**Task directions:**
Copy out all lines where "this" appears.

-- Start Raw data --

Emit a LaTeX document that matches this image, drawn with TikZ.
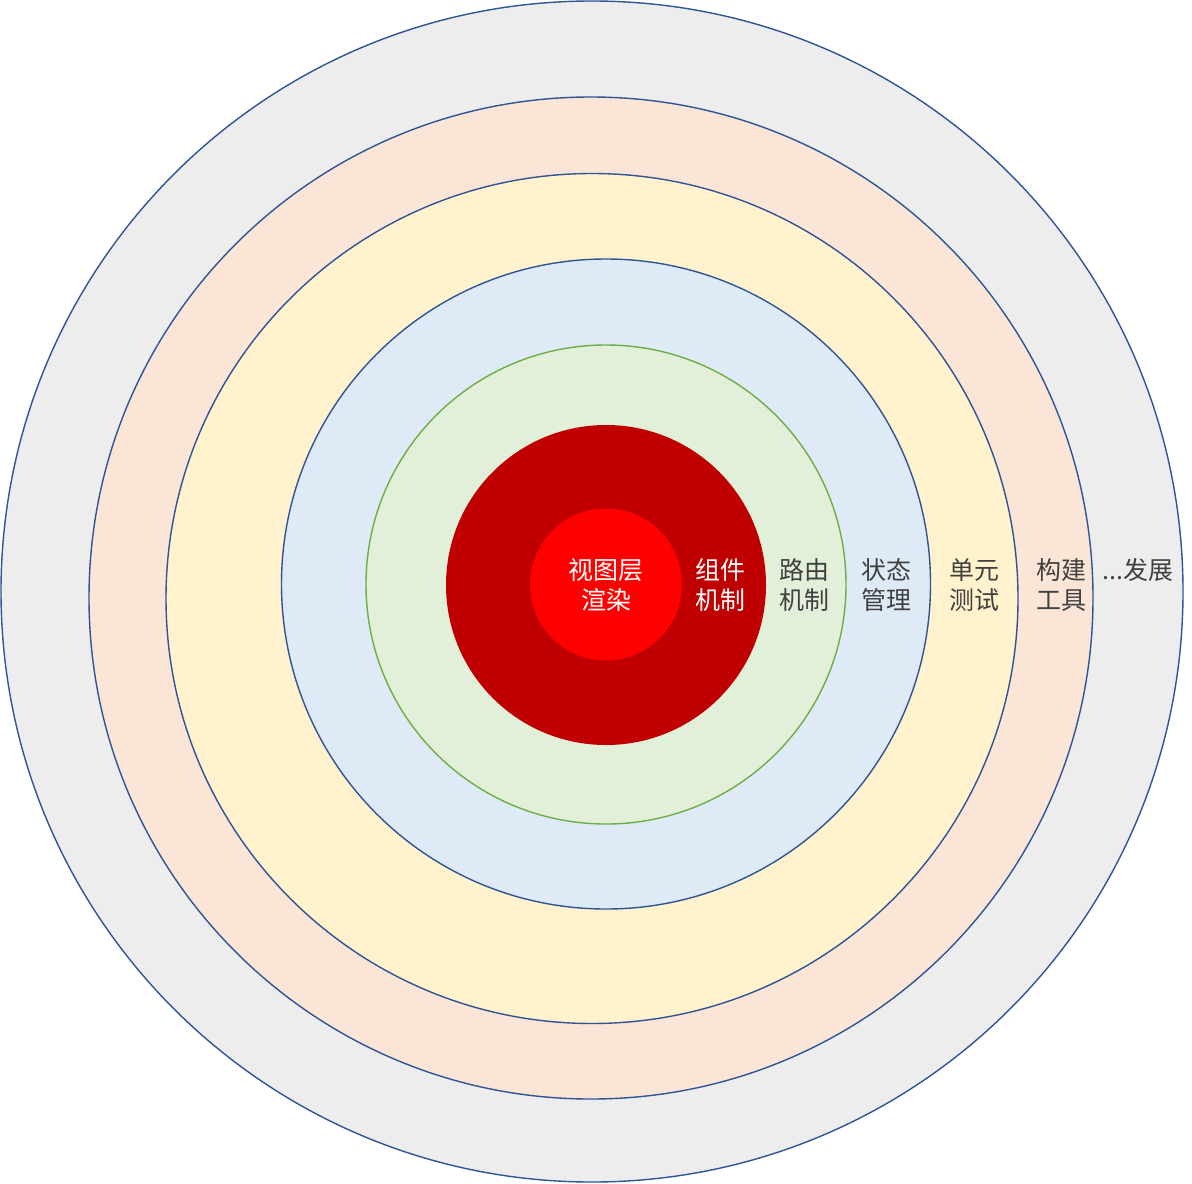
\documentclass[tikz,border=0pt]{standalone}
\usepackage{fontspec}
\newfontfamily\cjk{Noto Sans CJK SC}
\definecolor{rimblue}{HTML}{2F5597}
\definecolor{rimgreen}{HTML}{70AD47}
\definecolor{fgray}{HTML}{EDEDED}
\definecolor{fpeach}{HTML}{FBE5D6}
\definecolor{fyellow}{HTML}{FFF2CC}
\definecolor{fblue}{HTML}{DEEBF7}
\definecolor{fgreen}{HTML}{E2F0D9}
\definecolor{fdred}{HTML}{C00000}
\definecolor{fred}{HTML}{FF0000}
\definecolor{txt}{HTML}{404040}
\tikzset{
  ring/.style={line width=0.8pt},
  lbl/.style={font=\cjk\fontsize{14.2}{17.2}\selectfont, align=center, text=txt, inner sep=0pt},
  wlbl/.style={lbl, text=white}
}
\begin{document}
\begin{tikzpicture}[x=0.02cm,y=-0.02cm]
\useasboundingbox (0,0) rectangle (1192,1183);
\path[ring, draw=rimblue, fill=fgray] (592,591.5) ellipse [x radius=591, y radius=590.5];
\path[ring, draw=rimblue, fill=fpeach] (591,598) ellipse [x radius=502, y radius=501];
\path[ring, draw=rimblue, fill=fyellow] (592,598.5) ellipse [x radius=426, y radius=425];
\path[ring, draw=rimblue, fill=fblue] (606,584) ellipse [x radius=324.5, y radius=325];
\path[ring, draw=rimgreen, fill=fgreen] (606,584.5) ellipse [x radius=240, y radius=239.5];
\path[fill=fdred] (606,585) circle [radius=160];
\path[fill=fred] (606,584.5) circle [radius=76];
\node[wlbl] (view) at (606,585) {视图层\\渲染};
\node[wlbl] (comp) at (720,585) {组件\\机制};
\node[lbl] (route) at (804,585) {路由\\机制};
\node[lbl] (state) at (886,585) {状态\\管理};
\node[lbl] (unit) at (974,585) {单元\\测试};
\node[lbl] (build) at (1061,585) {构建\\工具};
\node[lbl] (dev) at (1138,570) {...发展};
\end{tikzpicture}
\end{document}
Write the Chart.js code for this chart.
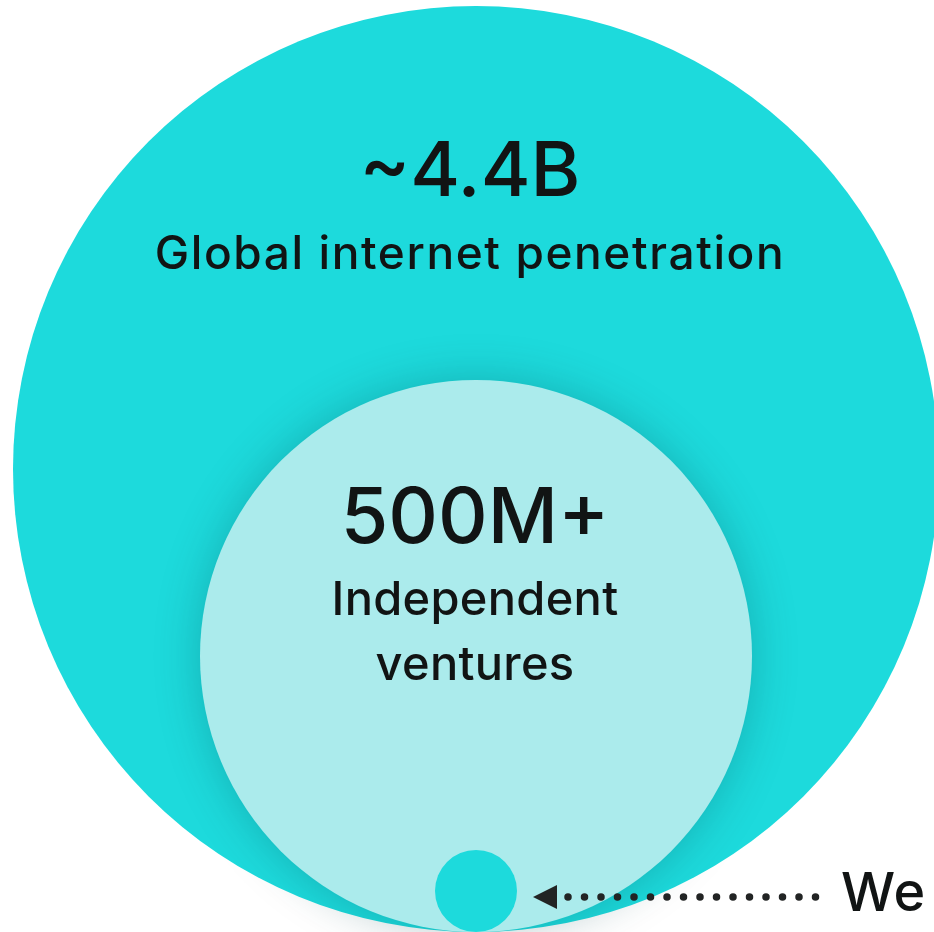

-- End Raw data --

**Reply:**
Emit a LaTeX document that matches this image, drawn with TikZ.
Write the Chart.js code for this chart.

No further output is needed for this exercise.